EXERCISE: Look through the listing for the word "this". Copy each line that has it.

Entries with chart source code
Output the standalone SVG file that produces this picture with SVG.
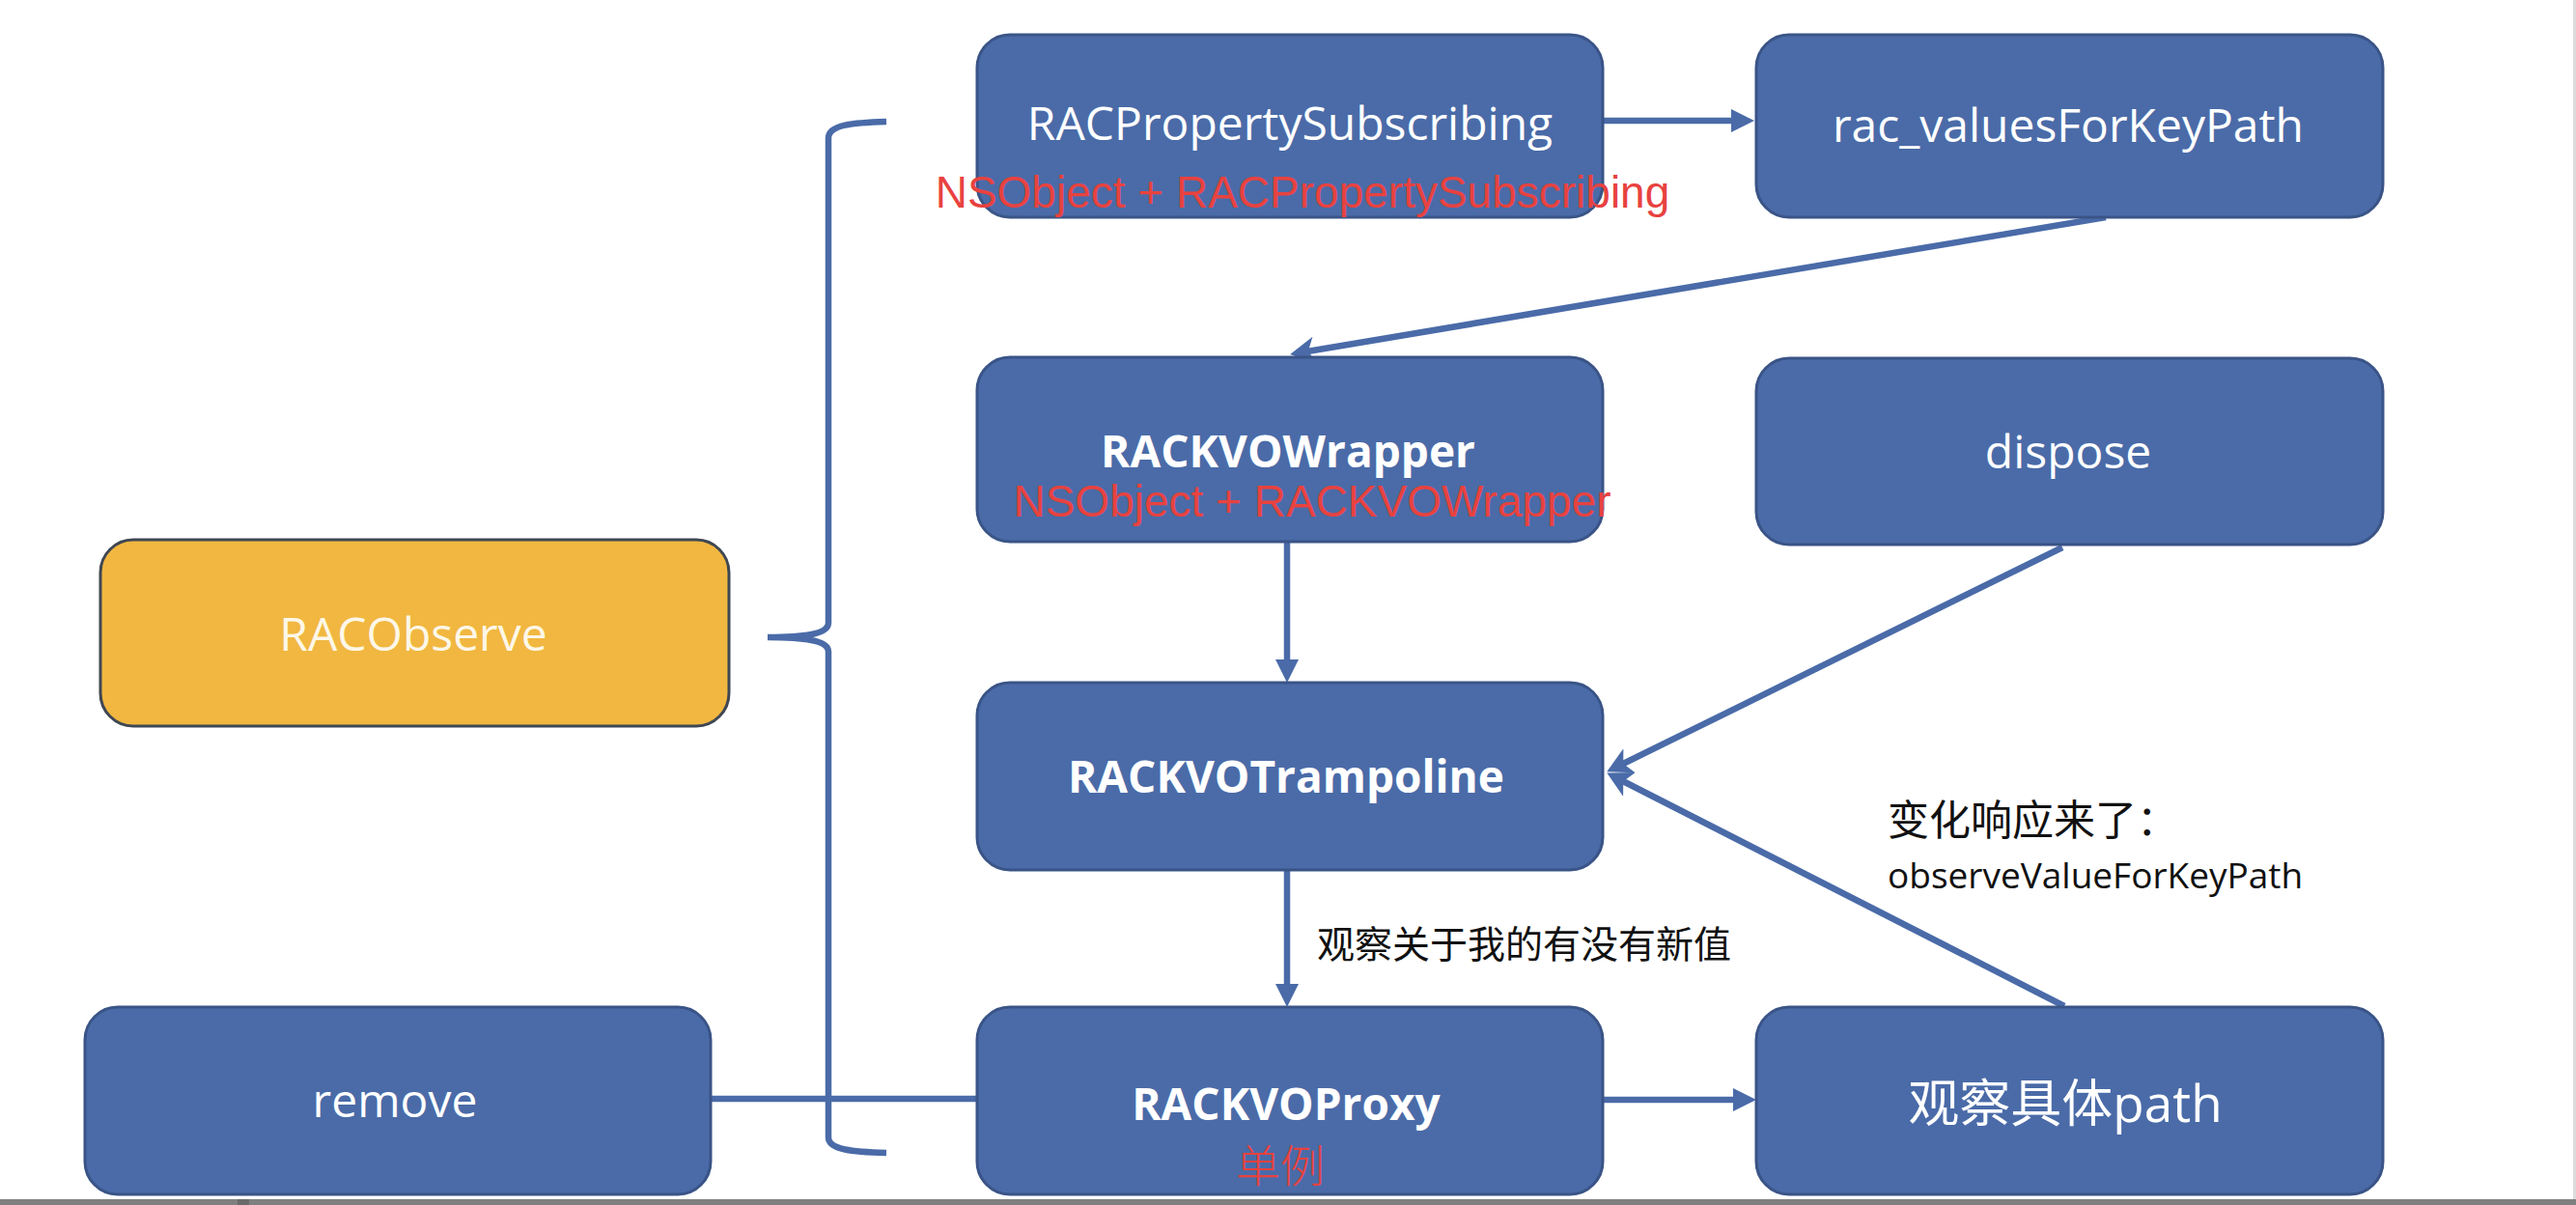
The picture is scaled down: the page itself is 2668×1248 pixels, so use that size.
<svg xmlns="http://www.w3.org/2000/svg" width="2668" height="1248" viewBox="0 0 2668 1248">
<style>
.box{fill:#4a6ba8;stroke:#3a5487;stroke-width:3}
.obs{fill:#f1b740;stroke:#3f4753;stroke-width:3}
.lbl{font-family:"Open Sans","Noto Sans CJK SC",sans-serif;font-size:48px;fill:#ffffff;text-anchor:middle}
.bold{font-weight:bold;font-size:46px}
.red{font-family:"Liberation Sans","Noto Sans CJK SC",sans-serif;font-size:46px;fill:#e8423f}
.note{font-family:"Noto Sans CJK SC",sans-serif;fill:#111111}
.con{fill:none;stroke:#4a6ba8;stroke-width:6.5}
</style>
<defs>
<marker id="tri" markerUnits="userSpaceOnUse" markerWidth="30" markerHeight="30" refX="12" refY="12" orient="auto">
<path d="M0,0 L24,12 L0,24 z" fill="#4a6ba8"/>
</marker>
<marker id="barb" markerUnits="userSpaceOnUse" markerWidth="34" markerHeight="34" refX="14" refY="14" orient="auto">
<path d="M0,0 L26,14 L0,28 L7,14 z" fill="#4a6ba8"/>
</marker>
</defs>
<rect x="0" y="0" width="2668" height="1248" fill="#ffffff"/>

<g id="connectors">
<path class="con" d="M1660,125 L1805,125" marker-end="url(#tri)"/>
<path class="con" d="M2181,225 L1348,365" marker-end="url(#barb)"/>
<path class="con" d="M1333,561 L1333,695" marker-end="url(#tri)"/>
<path class="con" d="M2136,567 L1675,794" marker-end="url(#barb)"/>
<path class="con" d="M2138,1042 L1675,806" marker-end="url(#barb)"/>
<path class="con" d="M1333,901 L1333,1031" marker-end="url(#tri)"/>
<path class="con" d="M1660,1139 L1807,1139" marker-end="url(#tri)"/>
<path class="con" d="M736,1138 L1012,1138"/>
<path class="con" stroke-width="7" d="M918,126 C884,127 858,129 858,143 L858,645 C858,655 840,660 795,660 C840,660 858,665 858,675 L858,1178 C858,1191 884,1193 918,1194"/>
</g>

<g id="n-racpropertysubscribing">
<rect class="box" x="1012" y="36" width="648" height="189" rx="34"/>
<text class="lbl" x="1336" y="145">RACPropertySubscribing</text>
</g>
<g id="n-rac-values">
<rect class="box" x="1819" y="36" width="649" height="189" rx="34"/>
<text class="lbl" x="2142" y="147">rac_valuesForKeyPath</text>
</g>
<g id="n-rackvowrapper">
<rect class="box" x="1012" y="370" width="648" height="191" rx="34"/>
<text class="lbl bold" x="1334" y="484">RACKVOWrapper</text>
</g>
<g id="n-dispose">
<rect class="box" x="1819" y="371" width="649" height="193" rx="34"/>
<text class="lbl" x="2142" y="485">dispose</text>
</g>
<g id="n-racobserve">
<rect class="obs" x="104" y="559" width="651" height="193" rx="34"/>
<text class="lbl" x="428" y="674" style="fill:#fdf7e8">RACObserve</text>
</g>
<g id="n-rackvotrampoline">
<rect class="box" x="1012" y="707" width="648" height="194" rx="34"/>
<text class="lbl bold" x="1332" y="821">RACKVOTrampoline</text>
</g>
<g id="n-remove">
<rect class="box" x="88" y="1043" width="648" height="194" rx="34"/>
<text class="lbl" x="409" y="1157">remove</text>
</g>
<g id="n-rackvoproxy">
<rect class="box" x="1012" y="1043" width="648" height="194" rx="34"/>
<text class="lbl bold" x="1332" y="1160">RACKVOProxy</text>
</g>
<g id="n-path">
<rect class="box" x="1819" y="1043" width="649" height="194" rx="34"/>
<text class="lbl" x="2139" y="1162" style="font-size:53px">观察具体path</text>
</g>

<g id="annotations">
<text class="red" x="1349" y="215" text-anchor="middle">NSObject + RACPropertySubscribing</text>
<text class="red" x="1359" y="535" text-anchor="middle">NSObject + RACKVOWrapper</text>
<text class="red" x="1326" y="1224" text-anchor="middle" style="font-family:'Noto Sans CJK SC',sans-serif;font-weight:300">单例</text>
<text class="note" x="1364" y="992" font-size="39">观察关于我的有没有新值</text>
<text class="note" x="1955" y="865" font-size="43">变化响应来了：</text>
<text class="note" x="1955" y="920" font-size="37" style="font-family:'Open Sans',sans-serif">observeValueForKeyPath</text>
</g>

<rect x="0" y="1242" width="2668" height="6" fill="#7f7f7f"/>
<rect x="246" y="1242" width="12" height="6" fill="#6a6a6a"/>
<rect x="2665" y="0" width="3" height="1242" fill="#dcdcdc"/>
</svg>
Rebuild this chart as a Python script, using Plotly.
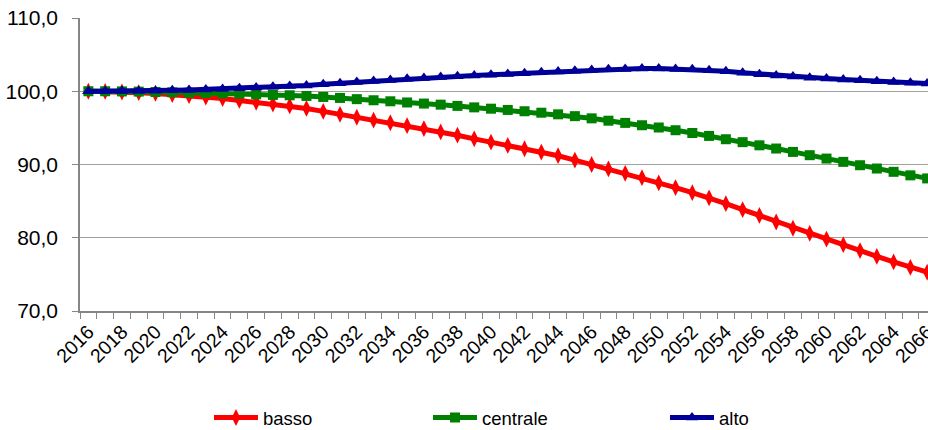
import plotly.graph_objects as go

# Index values (base year 2016 = 100) for three scenarios
years = list(range(2016, 2067))

basso = [100.0, 99.98, 99.9, 99.8, 99.7, 99.55, 99.4, 99.2, 99.0, 98.75,
         98.5, 98.25, 98.0, 97.65, 97.25, 96.85, 96.45, 96.05, 95.7, 95.3,
         94.9, 94.45, 94.0, 93.5, 93.05, 92.6, 92.15, 91.7, 91.2, 90.6,
         90.0, 89.4, 88.8, 88.2, 87.5, 86.85, 86.15, 85.45, 84.65, 83.85,
         83.05, 82.15, 81.3, 80.6, 79.8, 79.05, 78.25, 77.45, 76.7, 75.95,
         75.3]

centrale = [100.0, 100.0, 99.98, 99.95, 99.9, 99.85, 99.8, 99.75, 99.7, 99.65,
            99.58, 99.5, 99.45, 99.36, 99.22, 99.09, 98.92, 98.77, 98.63, 98.47,
            98.32, 98.17, 98.0, 97.8, 97.62, 97.45, 97.27, 97.07, 96.85, 96.6,
            96.3, 95.98, 95.68, 95.36, 95.05, 94.68, 94.3, 93.9, 93.45, 93.05,
            92.62, 92.18, 91.72, 91.27, 90.81, 90.36, 89.9, 89.45, 89.0, 88.52,
            88.1]

alto = [100.0, 100.0, 100.02, 100.05, 100.08, 100.12, 100.18, 100.25, 100.32, 100.4,
        100.5, 100.6, 100.7, 100.8, 100.95, 101.1, 101.25, 101.4, 101.55, 101.7,
        101.82, 101.95, 102.05, 102.15, 102.25, 102.35, 102.45, 102.6, 102.7, 102.8,
        102.9, 103.0, 103.05, 103.1, 103.1, 103.05, 103.0, 102.88, 102.73, 102.52,
        102.33, 102.15, 102.0, 101.85, 101.73, 101.62, 101.5, 101.37, 101.26, 101.15,
        101.05]

tick_years = list(range(2016, 2067, 2))
y_ticks = [70, 80, 90, 100, 110]

FONT = "Liberation Sans, Arial, sans-serif"
AXIS_GREY = "#868686"
GRID_GREY = "#A0A0A0"

# name, values, colour, marker symbol, marker size, legend id, legend x (container)
series = [
    ("basso", basso, "#FF0000", "diamond-tall", 12, "legend", 0.2252),
    ("centrale", centrale, "#008000", "square", 10, "legend2", 0.4612),
    ("alto", alto, "#000099", "triangle-up", 11, "legend3", 0.7166),
]

fig = go.Figure()
legends = {}
for name, vals, color, symbol, msize, leg, lx in series:
    fig.add_trace(go.Scatter(
        x=years, y=vals, name=name, mode="lines+markers",
        line=dict(color=color, width=5),
        marker=dict(symbol=symbol, size=msize, color=color, line=dict(width=0)),
        legend=leg,
    ))
    legends[leg] = dict(
        x=lx, xref="container", y=0.028, yref="container",
        xanchor="left", yanchor="middle",
        orientation="h", bgcolor="rgba(0,0,0,0)",
        font=dict(family=FONT, size=18.5, color="#000000"),
        itemwidth=44,
    )

fig.update_layout(
    width=928, height=430,
    margin=dict(l=80, r=0, t=18, b=119),
    paper_bgcolor="white", plot_bgcolor="white",
    separators=",.",
    showlegend=True,
    **legends,
)

fig.update_xaxes(
    range=[2015.5, 2066.05],
    tickmode="array", tickvals=tick_years, ticktext=[str(y) for y in tick_years],
    tickangle=-45, ticks="", ticklabeloverflow="allow",
    tickfont=dict(family=FONT, size=19.5, color="#000000"),
    showgrid=False, zeroline=False, automargin=False,
    showline=True, linecolor=AXIS_GREY, linewidth=1.5,
    minor=dict(tick0=2015.5, dtick=1, ticks="outside", ticklen=6,
               tickcolor=AXIS_GREY, tickwidth=1.2, showgrid=False),
)

fig.update_yaxes(
    range=[70, 110], tickmode="array", tickvals=y_ticks, tickformat=".1f",
    ticks="outside", ticklen=6, tickcolor=AXIS_GREY, tickwidth=1.2,
    ticklabelstandoff=10, automargin=False,
    tickfont=dict(family=FONT, size=21, color="#000000"),
    showgrid=True, gridcolor=GRID_GREY, gridwidth=1.3,
    zeroline=False,
    showline=True, linecolor=AXIS_GREY, linewidth=1.5,
)

fig.write_html("out.html")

FULL RESPONSE:
Output the standalone SVG file that produces this picture with SVG.
Rebuild this chart as a Python script, using Plotly.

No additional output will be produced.